Clearwire Corp.’s board agreed Monday  to a sweetened, $2.97-a-share takeover bid from its wireless partner Sprint Nextel Corp., which is now offering $2.2 billion to acquire the portion of the company it doesn’t already own.

The new offer was approved by Japan’s Softbank Corp., which agreed in October to buy 70 percent of Sprint for about $20 billion, the companies said today in a statement. The bid also has the backing of Clearwire’s strategic investors such as Comcast Corp. and Intel Corp.

Sprint is moving to acquire 100 percent of the company after their four-year joint venture struggled to build a nationwide wireless network, leading to billions in losses for Clearwire. Sprint aims to take over Clearwire’s spectrum – the airwaves that let mobile devices operate – and use it to bolster its own network. Sprint Chief Executive Officer Dan Hesse said Monday that the deal is “critical” to turnaround efforts at the third-largest U.S. wireless carrier.

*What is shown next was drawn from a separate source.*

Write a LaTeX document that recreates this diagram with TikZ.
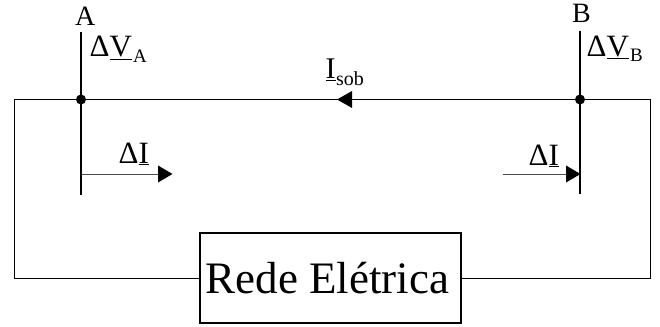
\documentclass[tikz,border=0pt]{standalone}
\usepackage{fontspec}
\setmainfont{Liberation Serif}
\newcommand{\fsz}[1]{\fontsize{#1}{#1}\selectfont}
\newcommand{\ulin}[1]{\underline{#1}}
\tikzset{
  wire/.style={line width=1pt,draw=black},
  busbar/.style={line width=2.7pt,draw=black},
  flow/.style={line width=1pt,draw=black!70},
  headtip/.style={fill=black,draw=none},
  junction/.style={circle,fill=black,inner sep=0pt,minimum size=10pt},
  lab/.style={inner sep=0pt,anchor=base west,text=black},
  netbox/.style={draw=black,line width=1.3pt,fill=white,minimum width=261pt,minimum height=90pt,inner sep=0pt,font=\fsz{45}}
}
\begin{document}
\begin{tikzpicture}[x=1pt,y=-1pt]
\useasboundingbox (0,0) rectangle (660,326);
\coordinate (atop) at (81,32);
\coordinate (abot) at (81,195);
\coordinate (btop) at (580,31);
\coordinate (bbot) at (580,194);
\coordinate (cl) at (14,99.5);
\coordinate (cr) at (650,99.5);
\coordinate (ia0) at (82,174);
\coordinate (ia1) at (158,174);
\coordinate (ib0) at (503,174);
\coordinate (ib1) at (566,174);
\node[netbox] (net) at (330.5,278) {\hspace*{-6pt}Rede Elétrica};
\node[junction] (ja) at (81,99.5) {};
\node[junction] (jb) at (580,99.5) {};
\draw[wire] (net.west) -| (cl) -- (cr) |- (net.east);
\draw[busbar] (atop) -- (abot);
\draw[busbar] (btop) -- (bbot);
\draw[flow] (ia0) -- (ia1);
\draw[flow] (ib0) -- (ib1);
\fill[headtip] (ia1) -- ++(0,-8.5) -- ++(14.5,8.5) -- ++(-14.5,8.5) -- cycle;
\fill[headtip] (ib1) -- ++(0,-8.5) -- ++(14.5,8.5) -- ++(-14.5,8.5) -- cycle;
\fill[headtip] (337,99.5) -- ++(15,-8.5) -- ++(0,17) -- cycle;
\node[lab,font=\fsz{28}] (la) at (75,26) {A};
\node[lab,font=\fsz{28}] (lb) at (572,23) {B};
\node[lab,font=\fsz{31}] (dva) at (89.5,57) {Δ\ulin{V}};
\node[lab,font=\fsz{19}] (sa) at (133,62.5) {A};
\node[lab,font=\fsz{31}] (dvb) at (586.5,56.5) {Δ\ulin{V}};
\node[lab,font=\fsz{19}] (sb) at (630,62) {B};
\node[lab,font=\fsz{31}] (ia) at (118.5,163) {Δ\ulin{I}};
\node[lab,font=\fsz{31}] (ib) at (528.5,165) {Δ\ulin{I}};
\node[lab,font=\fsz{30}] (is) at (325.5,79) {\ulin{I}};
\node[lab,font=\fsz{20}] (iss) at (336,85) {sob};
\end{tikzpicture}
\end{document}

“Strategically this is a good move for Sprint,” said Joe Bonner, an analyst at Argus Research in New York. “Clearwire was a never-ending source of problems, and Softbank has the deep pockets to get it done.”

Clearwire fell 14 percent to close at $2.91 in New York. Shares of the Bellevue, Washington-based company closed at $3.37 at the end of last week, signaling that investors had expected a higher bid. Sprint rose 0.2 percent to $5.56.

The deal would give Sprint control of a flailing affiliate, one it depends upon to provide high-speed “Sprint 4G” data services on some of its phones. It would increase Sprint’s access to the airwaves, meaning it could boost data speeds in coming years. However, cell towers using Clearwire spectrum have poor range, making it difficult to provide broad coverage.

A majority of Clearwire’s minority shareholders need to approve the deal. Of those, cable companies Comcast Corp. and Bright House Networks, as well as chipmaker Intel Corp. have agreed to vote in favor. They control 13 percent of the shares.

Analyst Christopher King at Stifel Nicolaus said it’s likely other shareholders will oppose the deal, arguing that Clearwire is worth much more. That means that final approval “may come down to a vote-counting exercise,” he said.

On a conference call, Clearwire CEO Erik Prusch defended the deal, saying that since Sprint was not interested in selling its stake to another company, it was the only possible buyer. Without a deal, the company may have had to give its debtholders control, wiping out the shareholders, he said.

Clearwire was formed by cellular pioneer Craig McCaw to take advantage of an emerging wireless technology, WiMax, which promised higher speeds and lower costs than conventional cellular technology.

Sprint was working on the same technology. In 2008, it rolled those operations into Clearwire, gaining a stake of more than 50 percent. Sprint pays Clearwire for access to its network, which it resells as Sprint 4G, but the technology has been orphaned as other wireless carriers have opted for another fourth-generation technology called LTE. Sprint is now building out its own 4G LTE network. Clearwire has its own plans to build out LTE, but has lacked the funds to do so — Sprint is its only major customer.

Sprint was also financially strapped, until it agreed in October to sell 70 percent of itself to Softbank Corp. of Japan for $20 billion. Clearwire shares nearly doubled in value when that deal was announced two months ago, as investors guessed that the Softbank deal meant Sprint would buy full control of Clearwire.

Sprint’s $2.97-per-share offer for Clearwire is more than twice the stock’s closing price of $1.30 on Oct. 10, just before the Sprint-Softbank deal was confirmed.